## What you are asked to do
Omit all images, then return the remaining material exactly as it stands.
***** Stored data
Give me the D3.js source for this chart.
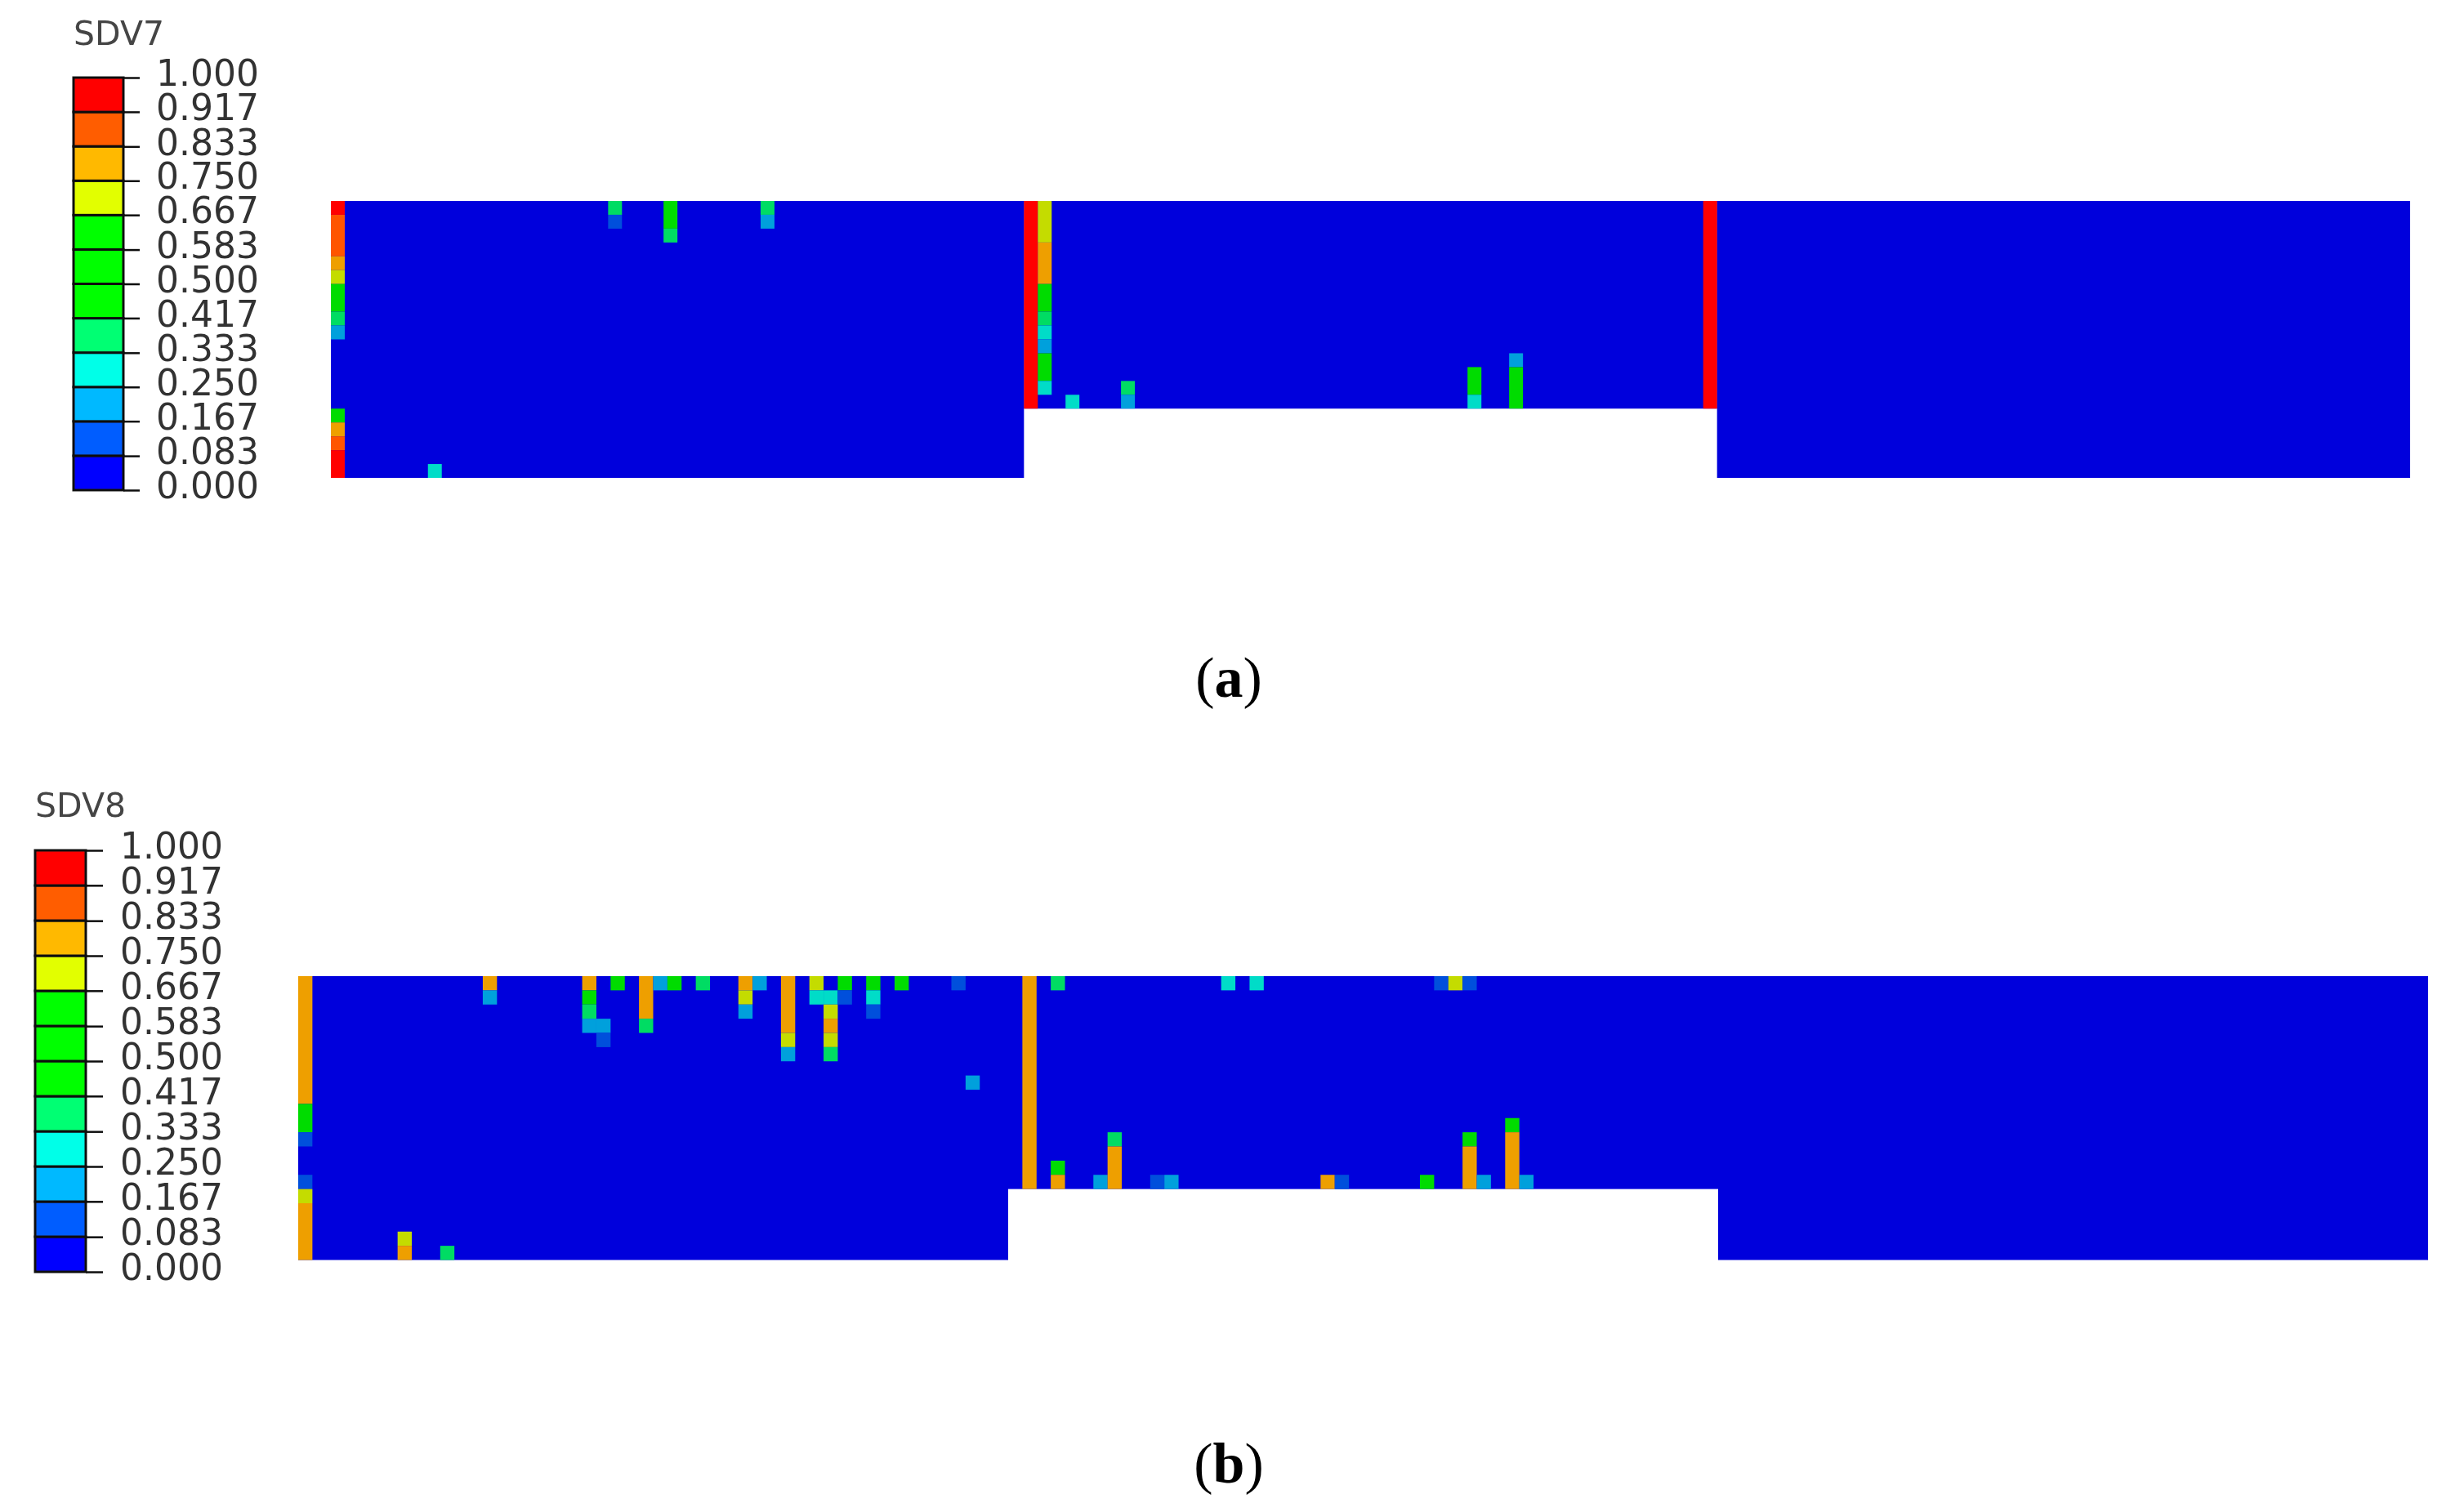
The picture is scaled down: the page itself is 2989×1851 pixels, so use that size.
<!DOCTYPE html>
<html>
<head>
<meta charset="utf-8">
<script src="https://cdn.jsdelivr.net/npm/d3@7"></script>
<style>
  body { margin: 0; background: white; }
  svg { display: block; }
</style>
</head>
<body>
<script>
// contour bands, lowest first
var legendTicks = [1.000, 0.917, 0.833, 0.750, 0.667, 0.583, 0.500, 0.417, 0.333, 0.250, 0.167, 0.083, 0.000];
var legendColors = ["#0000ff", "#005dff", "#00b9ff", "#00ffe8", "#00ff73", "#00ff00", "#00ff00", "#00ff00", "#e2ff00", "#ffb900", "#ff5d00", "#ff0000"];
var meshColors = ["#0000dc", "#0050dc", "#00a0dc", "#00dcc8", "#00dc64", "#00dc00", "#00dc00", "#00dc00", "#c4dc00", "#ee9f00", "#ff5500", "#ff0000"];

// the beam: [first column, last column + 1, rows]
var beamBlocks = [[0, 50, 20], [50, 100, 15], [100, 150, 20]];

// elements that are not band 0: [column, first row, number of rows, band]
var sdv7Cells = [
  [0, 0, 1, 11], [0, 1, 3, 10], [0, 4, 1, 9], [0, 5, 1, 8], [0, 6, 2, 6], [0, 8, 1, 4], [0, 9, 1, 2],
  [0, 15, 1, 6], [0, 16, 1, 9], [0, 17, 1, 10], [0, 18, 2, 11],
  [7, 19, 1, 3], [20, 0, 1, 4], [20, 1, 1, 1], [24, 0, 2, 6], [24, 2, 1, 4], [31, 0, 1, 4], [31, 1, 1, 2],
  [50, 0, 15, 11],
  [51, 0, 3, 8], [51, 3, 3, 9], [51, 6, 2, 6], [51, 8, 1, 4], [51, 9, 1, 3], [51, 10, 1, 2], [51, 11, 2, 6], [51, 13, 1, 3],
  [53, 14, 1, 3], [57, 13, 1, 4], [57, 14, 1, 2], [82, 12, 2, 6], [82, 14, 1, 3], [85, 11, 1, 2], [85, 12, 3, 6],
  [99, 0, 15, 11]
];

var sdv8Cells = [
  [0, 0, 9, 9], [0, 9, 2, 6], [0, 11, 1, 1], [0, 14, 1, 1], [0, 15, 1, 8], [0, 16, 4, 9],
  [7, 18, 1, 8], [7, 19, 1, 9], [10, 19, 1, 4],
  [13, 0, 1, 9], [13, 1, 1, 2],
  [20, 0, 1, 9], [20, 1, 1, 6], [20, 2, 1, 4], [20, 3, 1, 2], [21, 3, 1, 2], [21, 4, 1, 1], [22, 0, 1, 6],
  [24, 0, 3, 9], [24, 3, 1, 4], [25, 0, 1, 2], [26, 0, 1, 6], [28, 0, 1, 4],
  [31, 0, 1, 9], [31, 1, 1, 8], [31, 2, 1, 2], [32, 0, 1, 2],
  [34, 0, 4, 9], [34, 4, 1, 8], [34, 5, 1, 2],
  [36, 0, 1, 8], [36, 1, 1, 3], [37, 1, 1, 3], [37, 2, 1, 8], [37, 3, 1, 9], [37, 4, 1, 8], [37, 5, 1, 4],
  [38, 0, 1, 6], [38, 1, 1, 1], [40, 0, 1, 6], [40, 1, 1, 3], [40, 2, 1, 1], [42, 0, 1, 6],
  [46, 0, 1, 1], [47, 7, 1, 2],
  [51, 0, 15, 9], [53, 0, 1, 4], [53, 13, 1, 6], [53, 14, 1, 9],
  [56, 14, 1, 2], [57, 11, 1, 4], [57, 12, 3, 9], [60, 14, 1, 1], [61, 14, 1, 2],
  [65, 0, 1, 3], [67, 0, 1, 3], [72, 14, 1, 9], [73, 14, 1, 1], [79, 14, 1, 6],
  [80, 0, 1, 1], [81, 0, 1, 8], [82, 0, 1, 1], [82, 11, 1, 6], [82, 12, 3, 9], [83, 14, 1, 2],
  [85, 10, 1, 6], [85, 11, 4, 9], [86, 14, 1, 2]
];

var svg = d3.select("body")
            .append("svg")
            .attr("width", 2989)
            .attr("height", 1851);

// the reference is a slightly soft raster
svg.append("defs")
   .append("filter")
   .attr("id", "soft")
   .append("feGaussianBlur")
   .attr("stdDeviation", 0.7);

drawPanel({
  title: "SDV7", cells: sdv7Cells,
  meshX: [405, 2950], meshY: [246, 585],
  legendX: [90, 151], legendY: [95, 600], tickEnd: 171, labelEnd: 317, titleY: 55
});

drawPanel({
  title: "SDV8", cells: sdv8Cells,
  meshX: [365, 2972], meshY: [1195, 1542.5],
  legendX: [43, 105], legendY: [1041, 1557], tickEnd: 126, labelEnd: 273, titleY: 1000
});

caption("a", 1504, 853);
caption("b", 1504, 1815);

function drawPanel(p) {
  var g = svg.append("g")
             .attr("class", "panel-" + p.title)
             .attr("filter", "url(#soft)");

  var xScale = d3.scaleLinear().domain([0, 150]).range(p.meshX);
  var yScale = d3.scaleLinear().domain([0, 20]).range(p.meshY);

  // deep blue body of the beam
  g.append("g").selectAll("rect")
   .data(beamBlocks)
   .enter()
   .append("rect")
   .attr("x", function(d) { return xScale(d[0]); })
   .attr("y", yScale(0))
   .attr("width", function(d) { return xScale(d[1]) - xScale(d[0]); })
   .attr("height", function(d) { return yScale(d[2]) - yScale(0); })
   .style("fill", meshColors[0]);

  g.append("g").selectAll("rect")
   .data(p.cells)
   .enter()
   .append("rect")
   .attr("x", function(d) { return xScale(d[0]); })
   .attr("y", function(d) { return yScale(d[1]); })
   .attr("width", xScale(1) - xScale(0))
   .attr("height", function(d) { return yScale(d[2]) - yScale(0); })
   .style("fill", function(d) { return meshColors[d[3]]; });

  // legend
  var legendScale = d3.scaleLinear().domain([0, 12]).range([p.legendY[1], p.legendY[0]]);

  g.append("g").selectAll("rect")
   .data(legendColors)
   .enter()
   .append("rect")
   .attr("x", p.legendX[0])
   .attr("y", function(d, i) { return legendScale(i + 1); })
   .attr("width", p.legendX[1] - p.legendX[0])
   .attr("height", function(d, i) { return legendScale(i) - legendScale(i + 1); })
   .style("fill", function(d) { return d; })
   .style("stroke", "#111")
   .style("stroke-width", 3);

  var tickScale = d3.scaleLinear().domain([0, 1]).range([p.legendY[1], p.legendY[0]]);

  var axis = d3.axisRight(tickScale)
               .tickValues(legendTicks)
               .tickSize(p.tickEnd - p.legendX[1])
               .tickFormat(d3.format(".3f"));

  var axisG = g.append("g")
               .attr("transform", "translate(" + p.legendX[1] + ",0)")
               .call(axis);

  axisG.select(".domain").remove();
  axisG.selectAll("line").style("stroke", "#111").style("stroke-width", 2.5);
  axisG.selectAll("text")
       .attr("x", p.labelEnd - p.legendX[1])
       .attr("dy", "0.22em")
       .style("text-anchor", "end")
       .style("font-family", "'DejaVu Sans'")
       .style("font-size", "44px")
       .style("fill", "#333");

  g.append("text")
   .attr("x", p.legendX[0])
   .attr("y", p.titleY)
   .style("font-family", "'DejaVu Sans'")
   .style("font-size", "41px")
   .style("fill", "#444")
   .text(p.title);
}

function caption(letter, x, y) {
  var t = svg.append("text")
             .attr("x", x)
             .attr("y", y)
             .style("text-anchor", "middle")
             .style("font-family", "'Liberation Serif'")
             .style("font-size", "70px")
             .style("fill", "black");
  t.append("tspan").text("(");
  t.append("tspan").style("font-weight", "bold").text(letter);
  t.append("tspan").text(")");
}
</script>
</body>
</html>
**********
## Output of the exercise
Give me the D3.js source for this chart.
The picture is scaled down: the page itself is 2989×1851 pixels, so use that size.
<!DOCTYPE html>
<html>
<head>
<meta charset="utf-8">
<script src="https://cdn.jsdelivr.net/npm/d3@7"></script>
<style>
  body { margin: 0; background: white; }
  svg { display: block; }
</style>
</head>
<body>
<script>
// contour bands, lowest first
var legendTicks = [1.000, 0.917, 0.833, 0.750, 0.667, 0.583, 0.500, 0.417, 0.333, 0.250, 0.167, 0.083, 0.000];
var legendColors = ["#0000ff", "#005dff", "#00b9ff", "#00ffe8", "#00ff73", "#00ff00", "#00ff00", "#00ff00", "#e2ff00", "#ffb900", "#ff5d00", "#ff0000"];
var meshColors = ["#0000dc", "#0050dc", "#00a0dc", "#00dcc8", "#00dc64", "#00dc00", "#00dc00", "#00dc00", "#c4dc00", "#ee9f00", "#ff5500", "#ff0000"];

// the beam: [first column, last column + 1, rows]
var beamBlocks = [[0, 50, 20], [50, 100, 15], [100, 150, 20]];

// elements that are not band 0: [column, first row, number of rows, band]
var sdv7Cells = [
  [0, 0, 1, 11], [0, 1, 3, 10], [0, 4, 1, 9], [0, 5, 1, 8], [0, 6, 2, 6], [0, 8, 1, 4], [0, 9, 1, 2],
  [0, 15, 1, 6], [0, 16, 1, 9], [0, 17, 1, 10], [0, 18, 2, 11],
  [7, 19, 1, 3], [20, 0, 1, 4], [20, 1, 1, 1], [24, 0, 2, 6], [24, 2, 1, 4], [31, 0, 1, 4], [31, 1, 1, 2],
  [50, 0, 15, 11],
  [51, 0, 3, 8], [51, 3, 3, 9], [51, 6, 2, 6], [51, 8, 1, 4], [51, 9, 1, 3], [51, 10, 1, 2], [51, 11, 2, 6], [51, 13, 1, 3],
  [53, 14, 1, 3], [57, 13, 1, 4], [57, 14, 1, 2], [82, 12, 2, 6], [82, 14, 1, 3], [85, 11, 1, 2], [85, 12, 3, 6],
  [99, 0, 15, 11]
];

var sdv8Cells = [
  [0, 0, 9, 9], [0, 9, 2, 6], [0, 11, 1, 1], [0, 14, 1, 1], [0, 15, 1, 8], [0, 16, 4, 9],
  [7, 18, 1, 8], [7, 19, 1, 9], [10, 19, 1, 4],
  [13, 0, 1, 9], [13, 1, 1, 2],
  [20, 0, 1, 9], [20, 1, 1, 6], [20, 2, 1, 4], [20, 3, 1, 2], [21, 3, 1, 2], [21, 4, 1, 1], [22, 0, 1, 6],
  [24, 0, 3, 9], [24, 3, 1, 4], [25, 0, 1, 2], [26, 0, 1, 6], [28, 0, 1, 4],
  [31, 0, 1, 9], [31, 1, 1, 8], [31, 2, 1, 2], [32, 0, 1, 2],
  [34, 0, 4, 9], [34, 4, 1, 8], [34, 5, 1, 2],
  [36, 0, 1, 8], [36, 1, 1, 3], [37, 1, 1, 3], [37, 2, 1, 8], [37, 3, 1, 9], [37, 4, 1, 8], [37, 5, 1, 4],
  [38, 0, 1, 6], [38, 1, 1, 1], [40, 0, 1, 6], [40, 1, 1, 3], [40, 2, 1, 1], [42, 0, 1, 6],
  [46, 0, 1, 1], [47, 7, 1, 2],
  [51, 0, 15, 9], [53, 0, 1, 4], [53, 13, 1, 6], [53, 14, 1, 9],
  [56, 14, 1, 2], [57, 11, 1, 4], [57, 12, 3, 9], [60, 14, 1, 1], [61, 14, 1, 2],
  [65, 0, 1, 3], [67, 0, 1, 3], [72, 14, 1, 9], [73, 14, 1, 1], [79, 14, 1, 6],
  [80, 0, 1, 1], [81, 0, 1, 8], [82, 0, 1, 1], [82, 11, 1, 6], [82, 12, 3, 9], [83, 14, 1, 2],
  [85, 10, 1, 6], [85, 11, 4, 9], [86, 14, 1, 2]
];

var svg = d3.select("body")
            .append("svg")
            .attr("width", 2989)
            .attr("height", 1851);

// the reference is a slightly soft raster
svg.append("defs")
   .append("filter")
   .attr("id", "soft")
   .append("feGaussianBlur")
   .attr("stdDeviation", 0.7);

drawPanel({
  title: "SDV7", cells: sdv7Cells,
  meshX: [405, 2950], meshY: [246, 585],
  legendX: [90, 151], legendY: [95, 600], tickEnd: 171, labelEnd: 317, titleY: 55
});

drawPanel({
  title: "SDV8", cells: sdv8Cells,
  meshX: [365, 2972], meshY: [1195, 1542.5],
  legendX: [43, 105], legendY: [1041, 1557], tickEnd: 126, labelEnd: 273, titleY: 1000
});

caption("a", 1504, 853);
caption("b", 1504, 1815);

function drawPanel(p) {
  var g = svg.append("g")
             .attr("class", "panel-" + p.title)
             .attr("filter", "url(#soft)");

  var xScale = d3.scaleLinear().domain([0, 150]).range(p.meshX);
  var yScale = d3.scaleLinear().domain([0, 20]).range(p.meshY);

  // deep blue body of the beam
  g.append("g").selectAll("rect")
   .data(beamBlocks)
   .enter()
   .append("rect")
   .attr("x", function(d) { return xScale(d[0]); })
   .attr("y", yScale(0))
   .attr("width", function(d) { return xScale(d[1]) - xScale(d[0]); })
   .attr("height", function(d) { return yScale(d[2]) - yScale(0); })
   .style("fill", meshColors[0]);

  g.append("g").selectAll("rect")
   .data(p.cells)
   .enter()
   .append("rect")
   .attr("x", function(d) { return xScale(d[0]); })
   .attr("y", function(d) { return yScale(d[1]); })
   .attr("width", xScale(1) - xScale(0))
   .attr("height", function(d) { return yScale(d[2]) - yScale(0); })
   .style("fill", function(d) { return meshColors[d[3]]; });

  // legend
  var legendScale = d3.scaleLinear().domain([0, 12]).range([p.legendY[1], p.legendY[0]]);

  g.append("g").selectAll("rect")
   .data(legendColors)
   .enter()
   .append("rect")
   .attr("x", p.legendX[0])
   .attr("y", function(d, i) { return legendScale(i + 1); })
   .attr("width", p.legendX[1] - p.legendX[0])
   .attr("height", function(d, i) { return legendScale(i) - legendScale(i + 1); })
   .style("fill", function(d) { return d; })
   .style("stroke", "#111")
   .style("stroke-width", 3);

  var tickScale = d3.scaleLinear().domain([0, 1]).range([p.legendY[1], p.legendY[0]]);

  var axis = d3.axisRight(tickScale)
               .tickValues(legendTicks)
               .tickSize(p.tickEnd - p.legendX[1])
               .tickFormat(d3.format(".3f"));

  var axisG = g.append("g")
               .attr("transform", "translate(" + p.legendX[1] + ",0)")
               .call(axis);

  axisG.select(".domain").remove();
  axisG.selectAll("line").style("stroke", "#111").style("stroke-width", 2.5);
  axisG.selectAll("text")
       .attr("x", p.labelEnd - p.legendX[1])
       .attr("dy", "0.22em")
       .style("text-anchor", "end")
       .style("font-family", "'DejaVu Sans'")
       .style("font-size", "44px")
       .style("fill", "#333");

  g.append("text")
   .attr("x", p.legendX[0])
   .attr("y", p.titleY)
   .style("font-family", "'DejaVu Sans'")
   .style("font-size", "41px")
   .style("fill", "#444")
   .text(p.title);
}

function caption(letter, x, y) {
  var t = svg.append("text")
             .attr("x", x)
             .attr("y", y)
             .style("text-anchor", "middle")
             .style("font-family", "'Liberation Serif'")
             .style("font-size", "70px")
             .style("fill", "black");
  t.append("tspan").text("(");
  t.append("tspan").style("font-weight", "bold").text(letter);
  t.append("tspan").text(")");
}
</script>
</body>
</html>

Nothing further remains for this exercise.